Information provided =

***

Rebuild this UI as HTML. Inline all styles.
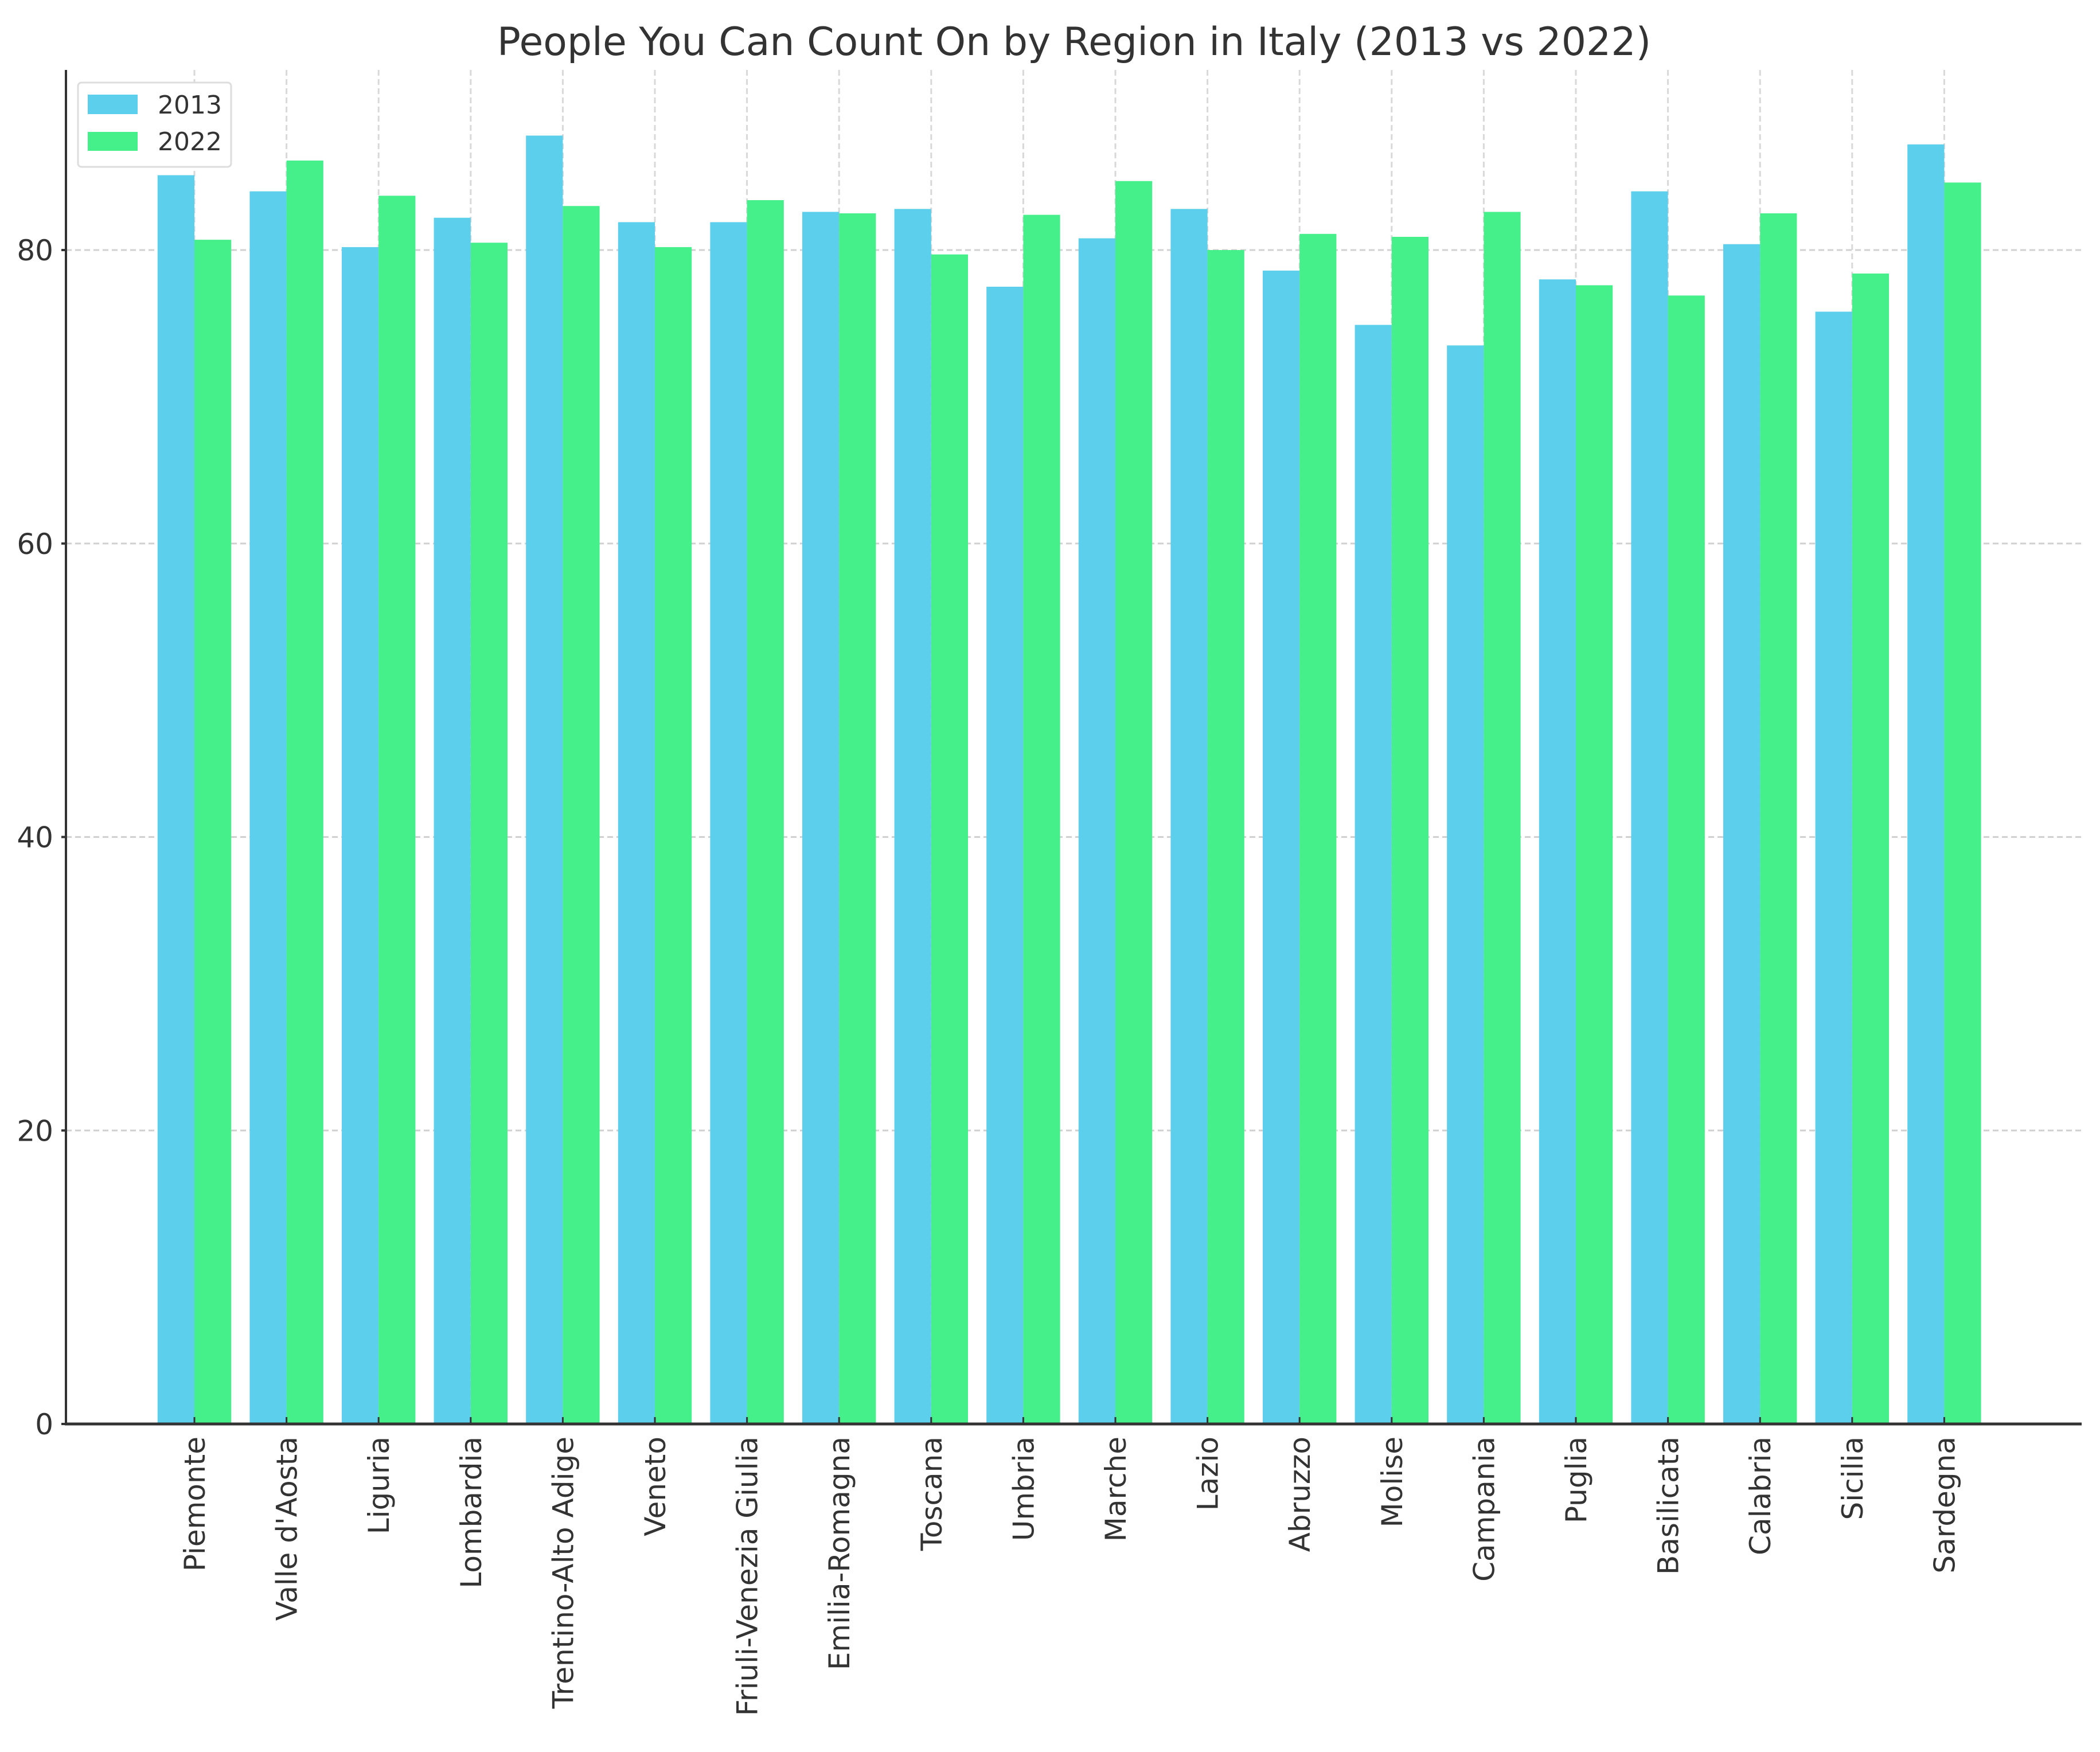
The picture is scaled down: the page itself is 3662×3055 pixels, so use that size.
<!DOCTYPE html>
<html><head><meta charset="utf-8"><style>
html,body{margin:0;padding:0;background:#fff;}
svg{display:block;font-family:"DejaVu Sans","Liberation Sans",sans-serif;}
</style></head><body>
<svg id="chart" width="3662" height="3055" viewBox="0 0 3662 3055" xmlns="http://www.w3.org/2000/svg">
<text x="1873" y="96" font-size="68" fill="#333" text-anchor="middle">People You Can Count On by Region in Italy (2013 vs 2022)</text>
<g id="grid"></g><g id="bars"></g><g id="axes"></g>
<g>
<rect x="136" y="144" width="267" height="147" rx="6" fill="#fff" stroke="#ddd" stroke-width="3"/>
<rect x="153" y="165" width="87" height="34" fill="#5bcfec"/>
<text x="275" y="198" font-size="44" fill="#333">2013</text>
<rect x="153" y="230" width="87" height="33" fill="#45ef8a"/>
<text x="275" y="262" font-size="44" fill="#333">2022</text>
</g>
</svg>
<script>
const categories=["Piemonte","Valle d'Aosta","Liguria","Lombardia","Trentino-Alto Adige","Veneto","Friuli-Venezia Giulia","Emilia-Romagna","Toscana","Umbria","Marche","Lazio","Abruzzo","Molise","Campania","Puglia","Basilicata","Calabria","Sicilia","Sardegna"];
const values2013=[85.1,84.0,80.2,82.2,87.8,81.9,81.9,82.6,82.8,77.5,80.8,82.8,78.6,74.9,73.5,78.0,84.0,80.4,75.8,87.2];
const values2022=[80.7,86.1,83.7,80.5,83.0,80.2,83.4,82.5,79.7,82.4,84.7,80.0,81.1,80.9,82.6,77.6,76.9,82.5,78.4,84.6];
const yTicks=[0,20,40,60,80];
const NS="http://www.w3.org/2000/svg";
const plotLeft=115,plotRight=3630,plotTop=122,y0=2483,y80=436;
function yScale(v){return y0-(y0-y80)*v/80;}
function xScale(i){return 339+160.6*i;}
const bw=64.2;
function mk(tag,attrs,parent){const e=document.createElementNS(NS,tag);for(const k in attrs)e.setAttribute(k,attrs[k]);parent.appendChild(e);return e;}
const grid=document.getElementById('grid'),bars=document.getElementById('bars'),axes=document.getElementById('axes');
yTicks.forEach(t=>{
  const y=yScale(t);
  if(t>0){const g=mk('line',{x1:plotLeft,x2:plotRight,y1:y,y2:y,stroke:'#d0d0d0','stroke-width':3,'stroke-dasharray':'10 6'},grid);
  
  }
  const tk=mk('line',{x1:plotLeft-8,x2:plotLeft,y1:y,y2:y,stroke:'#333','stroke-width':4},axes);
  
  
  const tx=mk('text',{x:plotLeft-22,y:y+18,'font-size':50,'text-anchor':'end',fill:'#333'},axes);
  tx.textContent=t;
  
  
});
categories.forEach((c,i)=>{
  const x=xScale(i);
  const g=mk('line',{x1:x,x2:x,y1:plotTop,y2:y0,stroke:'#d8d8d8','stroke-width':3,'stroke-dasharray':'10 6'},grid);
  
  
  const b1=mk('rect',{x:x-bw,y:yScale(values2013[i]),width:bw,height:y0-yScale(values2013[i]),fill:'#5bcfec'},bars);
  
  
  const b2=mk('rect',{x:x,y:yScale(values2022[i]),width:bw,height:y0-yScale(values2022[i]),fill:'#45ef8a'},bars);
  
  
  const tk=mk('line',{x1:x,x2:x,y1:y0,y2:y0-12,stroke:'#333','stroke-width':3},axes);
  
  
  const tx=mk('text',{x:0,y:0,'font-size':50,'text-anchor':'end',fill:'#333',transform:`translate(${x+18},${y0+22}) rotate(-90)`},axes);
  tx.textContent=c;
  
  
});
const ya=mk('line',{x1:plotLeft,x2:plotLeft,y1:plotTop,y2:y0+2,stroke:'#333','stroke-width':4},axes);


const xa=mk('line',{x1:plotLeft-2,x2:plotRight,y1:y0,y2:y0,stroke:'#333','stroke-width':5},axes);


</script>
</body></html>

***

Omit pictures; set down the rest of the material word for word.

Problem solution =
Rebuild this UI as HTML. Inline all styles.
The picture is scaled down: the page itself is 3662×3055 pixels, so use that size.
<!DOCTYPE html>
<html><head><meta charset="utf-8"><style>
html,body{margin:0;padding:0;background:#fff;}
svg{display:block;font-family:"DejaVu Sans","Liberation Sans",sans-serif;}
</style></head><body>
<svg id="chart" width="3662" height="3055" viewBox="0 0 3662 3055" xmlns="http://www.w3.org/2000/svg">
<text x="1873" y="96" font-size="68" fill="#333" text-anchor="middle">People You Can Count On by Region in Italy (2013 vs 2022)</text>
<g id="grid"></g><g id="bars"></g><g id="axes"></g>
<g>
<rect x="136" y="144" width="267" height="147" rx="6" fill="#fff" stroke="#ddd" stroke-width="3"/>
<rect x="153" y="165" width="87" height="34" fill="#5bcfec"/>
<text x="275" y="198" font-size="44" fill="#333">2013</text>
<rect x="153" y="230" width="87" height="33" fill="#45ef8a"/>
<text x="275" y="262" font-size="44" fill="#333">2022</text>
</g>
</svg>
<script>
const categories=["Piemonte","Valle d'Aosta","Liguria","Lombardia","Trentino-Alto Adige","Veneto","Friuli-Venezia Giulia","Emilia-Romagna","Toscana","Umbria","Marche","Lazio","Abruzzo","Molise","Campania","Puglia","Basilicata","Calabria","Sicilia","Sardegna"];
const values2013=[85.1,84.0,80.2,82.2,87.8,81.9,81.9,82.6,82.8,77.5,80.8,82.8,78.6,74.9,73.5,78.0,84.0,80.4,75.8,87.2];
const values2022=[80.7,86.1,83.7,80.5,83.0,80.2,83.4,82.5,79.7,82.4,84.7,80.0,81.1,80.9,82.6,77.6,76.9,82.5,78.4,84.6];
const yTicks=[0,20,40,60,80];
const NS="http://www.w3.org/2000/svg";
const plotLeft=115,plotRight=3630,plotTop=122,y0=2483,y80=436;
function yScale(v){return y0-(y0-y80)*v/80;}
function xScale(i){return 339+160.6*i;}
const bw=64.2;
function mk(tag,attrs,parent){const e=document.createElementNS(NS,tag);for(const k in attrs)e.setAttribute(k,attrs[k]);parent.appendChild(e);return e;}
const grid=document.getElementById('grid'),bars=document.getElementById('bars'),axes=document.getElementById('axes');
yTicks.forEach(t=>{
  const y=yScale(t);
  if(t>0){const g=mk('line',{x1:plotLeft,x2:plotRight,y1:y,y2:y,stroke:'#d0d0d0','stroke-width':3,'stroke-dasharray':'10 6'},grid);
  
  }
  const tk=mk('line',{x1:plotLeft-8,x2:plotLeft,y1:y,y2:y,stroke:'#333','stroke-width':4},axes);
  
  
  const tx=mk('text',{x:plotLeft-22,y:y+18,'font-size':50,'text-anchor':'end',fill:'#333'},axes);
  tx.textContent=t;
  
  
});
categories.forEach((c,i)=>{
  const x=xScale(i);
  const g=mk('line',{x1:x,x2:x,y1:plotTop,y2:y0,stroke:'#d8d8d8','stroke-width':3,'stroke-dasharray':'10 6'},grid);
  
  
  const b1=mk('rect',{x:x-bw,y:yScale(values2013[i]),width:bw,height:y0-yScale(values2013[i]),fill:'#5bcfec'},bars);
  
  
  const b2=mk('rect',{x:x,y:yScale(values2022[i]),width:bw,height:y0-yScale(values2022[i]),fill:'#45ef8a'},bars);
  
  
  const tk=mk('line',{x1:x,x2:x,y1:y0,y2:y0-12,stroke:'#333','stroke-width':3},axes);
  
  
  const tx=mk('text',{x:0,y:0,'font-size':50,'text-anchor':'end',fill:'#333',transform:`translate(${x+18},${y0+22}) rotate(-90)`},axes);
  tx.textContent=c;
  
  
});
const ya=mk('line',{x1:plotLeft,x2:plotLeft,y1:plotTop,y2:y0+2,stroke:'#333','stroke-width':4},axes);


const xa=mk('line',{x1:plotLeft-2,x2:plotRight,y1:y0,y2:y0,stroke:'#333','stroke-width':5},axes);


</script>
</body></html>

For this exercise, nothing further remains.